At least for my lab, I think the 100ns pulse width would be sufficient for most purposes (we currently use NI PXIe-6535 cards for digital outputs, which have a 10MHz clock).

I agree that this is generally true, but I also suspect that people will always want that little bit more and if there is a fairly simple way to get it, it is probably worth some effort. Using prawnblaster code, we can get the internally timed board down to the same 50ns pulses the prawnblaster can do. Given that I suspect we will need to externally clock no matter what so we don't get arbitrary +/- 10ns phase slips between the devices, we think the effort may be worth it. It's also nice that the number of external triggers to process goes down a lot, making inter-device connects a little less annoying.
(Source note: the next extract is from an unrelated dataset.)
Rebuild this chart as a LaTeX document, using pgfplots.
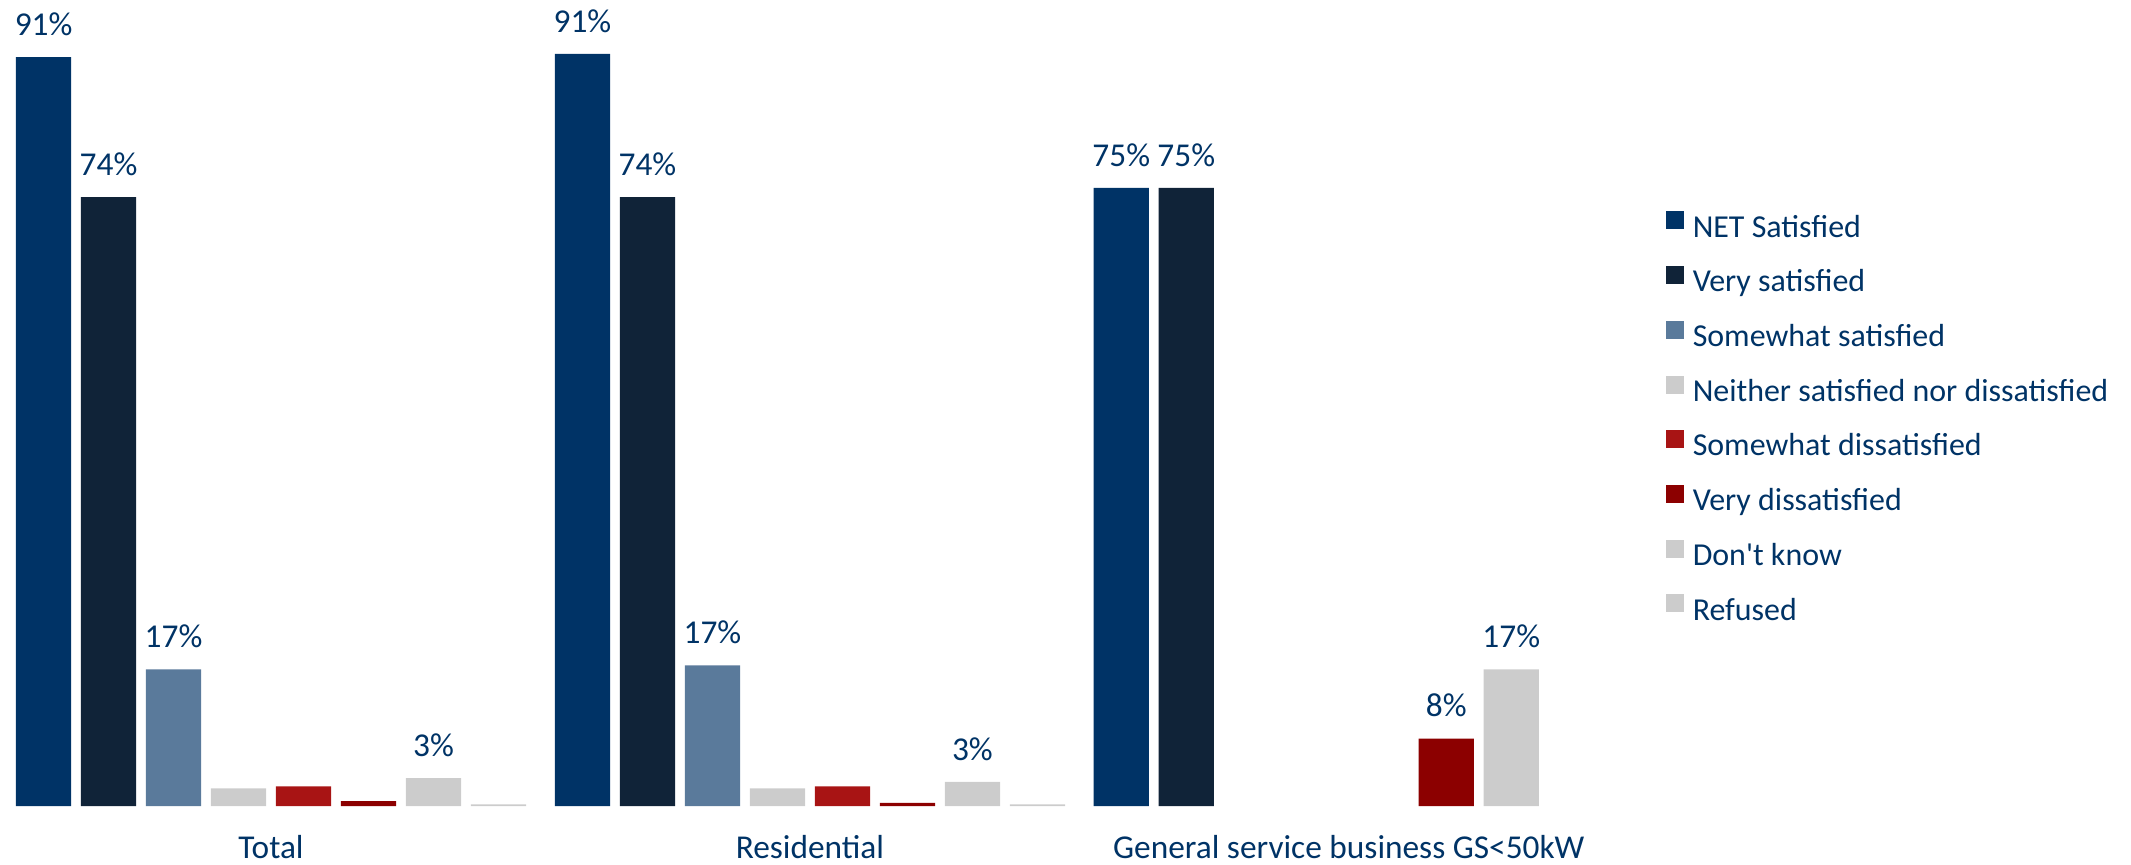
\documentclass[border=0pt]{standalone}
\usepackage{pgfplots}
\pgfplotsset{compat=1.18}
\usepackage{fontspec}
\setmainfont{Carlito}[Ligatures=TeXOff]
\definecolor{cNet}{RGB}{0,51,102}
\definecolor{cVery}{RGB}{16,35,56}
\definecolor{cSome}{RGB}{90,122,155}
\definecolor{cGrey}{RGB}{204,204,204}
\definecolor{cSDis}{RGB}{168,20,20}
\definecolor{cVDis}{RGB}{140,0,0}
\definecolor{cText}{RGB}{0,51,102}
\newcommand{\cf}{\fontsize{11.5}{13.8}\selectfont}
\newcommand{\lf}{\fontsize{12}{14.4}\selectfont}
\begin{document}
\begin{tikzpicture}
\begin{axis}[
  x=194.0pt, y=2.963pt,
  xmin=-0.503, xmax=2.5, ymin=0, ymax=98,
  ybar=3.5pt, bar width=19.9pt,
  axis line style={draw=none},
  major tick length=0pt,
  ytick=\empty,
  xtick={0,1,2},
  xticklabels={Total,Residential,General service business GS<50kW},
  xticklabel style={anchor=base, yshift=-18.7pt, text=cText, font=\lf, inner sep=0pt},
  clip=false,
  point meta=explicit symbolic,
  nodes near coords,
  nodes near coords style={font=\lf, text=cText, anchor=south, inner sep=0pt, yshift=7.5pt},
  legend cell align=left,
  legend image code/.code={\fill[#1] (0pt,0pt) rectangle (6.5pt,6.5pt);},
  legend style={at={(1.0294,0.738)}, anchor=north west, draw=none, fill=none,
    inner sep=0pt, row sep=7.45pt, column sep=3pt, font=\cf, text=cText,
    nodes={inner sep=0pt, text height=8.5pt, text depth=3pt}},
]
\addplot[fill=cNet, draw=none] coordinates {(0,91) [91\%] (1,91.4) [91\%] (2,75.1) [75\%]};
\addlegendentry{NET Satisfied}
\addplot[fill=cVery, draw=none] coordinates {(0,74) [74\%] (1,74) [74\%] (2,75.1) [75\%]};
\addlegendentry{Very satisfied}
\addplot[fill=cSome, draw=none] coordinates {(0,16.6) [17\%] (1,17.1) [17\%]};
\addlegendentry{Somewhat satisfied}
\addplot[fill=cGrey, draw=none] coordinates {(0,2.15) [] (1,2.15) []};
\addlegendentry{Neither satisfied nor dissatisfied}
\addplot[fill=cSDis, draw=none] coordinates {(0,2.4) [] (1,2.4) []};
\addlegendentry{Somewhat dissatisfied}
\addplot[fill=cVDis, draw=none] coordinates {(0,0.6) [] (1,0.4) [] (2,8.2) [8\%]};
\addlegendentry{Very dissatisfied}
\addplot[fill=cGrey, draw=none] coordinates {(0,3.4) [3\%] (1,2.95) [3\%] (2,16.6) [17\%]};
\addlegendentry{Don't know}
\addplot[fill=cGrey, draw=none] coordinates {(0,0.2) [] (1,0.2) []};
\addlegendentry{Refused}
\end{axis}
\pgfresetboundingbox
\path (0pt,-20.9pt) rectangle (767.2pt,290.2pt);
\end{tikzpicture}
\end{document}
@philipstarkey We are basically using your drafted PIO code with as much extra complexity as possible stripped out since the plan is to not incorporate directly into the prawnblaster itself. The thought is that we can insist on external start triggers and restart after wait triggers (so indefinite waits only as far as the DO board is concerned), leaving bit-banging of sequences of user-provided 16-bit words for user specified number of clock cycles in between. I vaguely recall you saying that you had a method for dropping the number of ASM instructions to 4 at one point. Since there are fewer branches to consider here, I wonder if it would be viable for us. Do you remember more details on what was involved? We'd be interested to workshop it a bit as that could get us to 25 MHz.

[philipstarkey]

@dihm no I don't remember what I tried to do. That said, the PIO code is probably sufficiently different that it wouldn't matter anyway. If you can share the PIO code, I'm happy to take a crack at optimising it down to less instructions.